If it all works, the Aggregator stage will no longer be a bottle-neck in your job but will instead deliver rows out whenever a group change occurs.

Posted: Fri Aug 25, 2006 1:01 pm
by goriparthi
chulett wrote:Make sure you sort the data in such a manner that supports the aggregation being done. Get it wrong and the stage will ignore your sort work and handle it itself. Also make sure you 'assert' the sort order correctly in the stage, get that wrong and the job will abort with a 'Row out of seqeunce' error.

If it all works, the Aggregator stage will no longer be a bottle-neck in your job but will instead deliver rows out whenever a group change occurs.

yes , i am doing the same thing , once it is completed i will update.

Thanks for your responses

Posted: Fri Aug 25, 2006 1:46 pm
by DSguru2B
IF your source is a database, i would suggest doing the aggregation at the database level. Will be a bit faster.
If not, then for sorting, do the sorting at the unix level, again will be a bit faster.
IMHO.
Regards,

Posted: Fri Aug 25, 2006 2:34 pm
by goriparthi
DSguru2B wrote:IF your source is a database, i would suggest doing the aggregation at the database level. Will be a bit faster.
If not, then for sorting, do the sorting at the unix level, again will be a bit faster.
IMHO.
Regards,
GUYS,


Ya I got the job working , its only becoz i didnt supply sorted data to the aggregator and yes i am changing the job to do the aggregating part in the database itself so that thre will be a lot of performance increase.

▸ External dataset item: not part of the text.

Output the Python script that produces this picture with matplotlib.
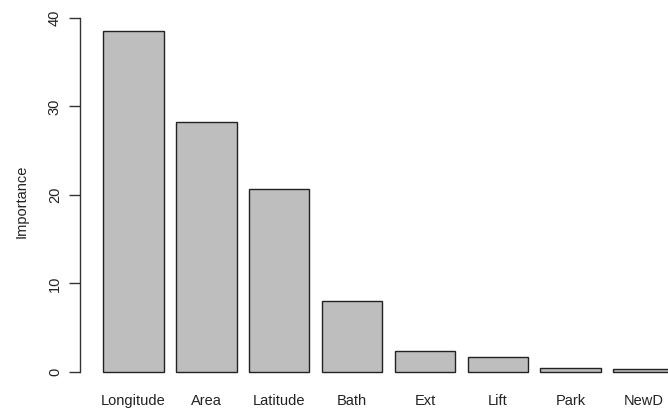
import matplotlib
matplotlib.use("Agg")
import matplotlib.pyplot as plt
import numpy as np

features = ["Longitude", "Area", "Latitude", "Bath", "Ext", "Lift", "Park", "NewD"]
importance = [38.5, 28.2, 20.7, 8.0, 2.4, 1.7, 0.45, 0.3]
y_ticks = [0, 10, 20, 30, 40]

plt.rcParams["font.family"] = ["Liberation Sans", "DejaVu Sans"]

fig = plt.figure(figsize=(6.68, 4.12), dpi=100)
ax = fig.add_axes([80 / 668, (412 - 385.6) / 412, 617 / 668, 368 / 412])

# bar layout: width 1, gap 0.2, as in a base-graphics barplot
width, space = 1.0, 0.2
lefts = space + np.arange(len(features)) * (width + space)
centers = lefts + width / 2

ax.bar(centers, importance, width=width, color="#bebebe",
       edgecolor="#222222", linewidth=1.0)

xmin, xmax = lefts[0], lefts[-1] + width
pad = 0.04 * (xmax - xmin)
ax.set_xlim(xmin - pad, xmax + pad)
top = max(importance)
ax.set_ylim(-0.04 * top, top * 1.04)

for s in ["top", "right", "bottom"]:
    ax.spines[s].set_visible(False)
ax.spines["left"].set_bounds(0, 40)
ax.spines["left"].set_color("#333333")
ax.spines["left"].set_linewidth(1.0)

fs = 10.5
ax.set_yticks(y_ticks)
ax.set_yticklabels([str(v) for v in y_ticks], rotation=90, va="center",
                   fontsize=fs, color="#222222")
ax.tick_params(axis="y", length=8, width=1.0, color="#333333", pad=5)

ax.set_xticks(centers)
ax.set_xticklabels(features, fontsize=fs, color="#222222")
ax.tick_params(axis="x", length=0, pad=6)

ax.set_ylabel("Importance", fontsize=fs, color="#222222", labelpad=14)

fig.savefig("out.png", dpi=100)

Thanks all of you for your suggestions

Posted: Fri Aug 25, 2006 2:40 pm
by chulett
Well, keep the technique in mind for those times when you can't do the aggregation in the source database - times where you are aggregating on transformed data, for instance.

Posted: Fri Aug 25, 2006 2:52 pm
by goriparthi
chulett wrote:Well, keep the technique in mind for those times when you can't do the aggregation in the source database - times where you are aggregating on transformed data, for instance.
Sure Craig,


Thanks

Raj

Posted: Thu Aug 31, 2006 6:10 am
by rwierdsm
chulett wrote:Well, keep the technique in mind for those times when you can't do the aggregation in the source database - times where you are aggregating on transformed data, for instance.
At these times, you can still use the database to do your sort - do as much work up front in the RDBMS as you can.

Rob

Posted: Thu Aug 31, 2006 7:24 am
by chulett
My advice was on how to use the Aggregator stage so it's not a bottleneck in the job and won't fall over dead working a large volume of data. My point was to keep it in mind when the work isn't possible 'up front'. There will be times when you do what you can in the database, then need to do additional transformations on the data in your job and then do your aggregation.

Sure, I could 'still use the database' by loading the data back in to my database, doing the aggregation / sort there and then extracting back out but I can also easily leverage an Aggregator there.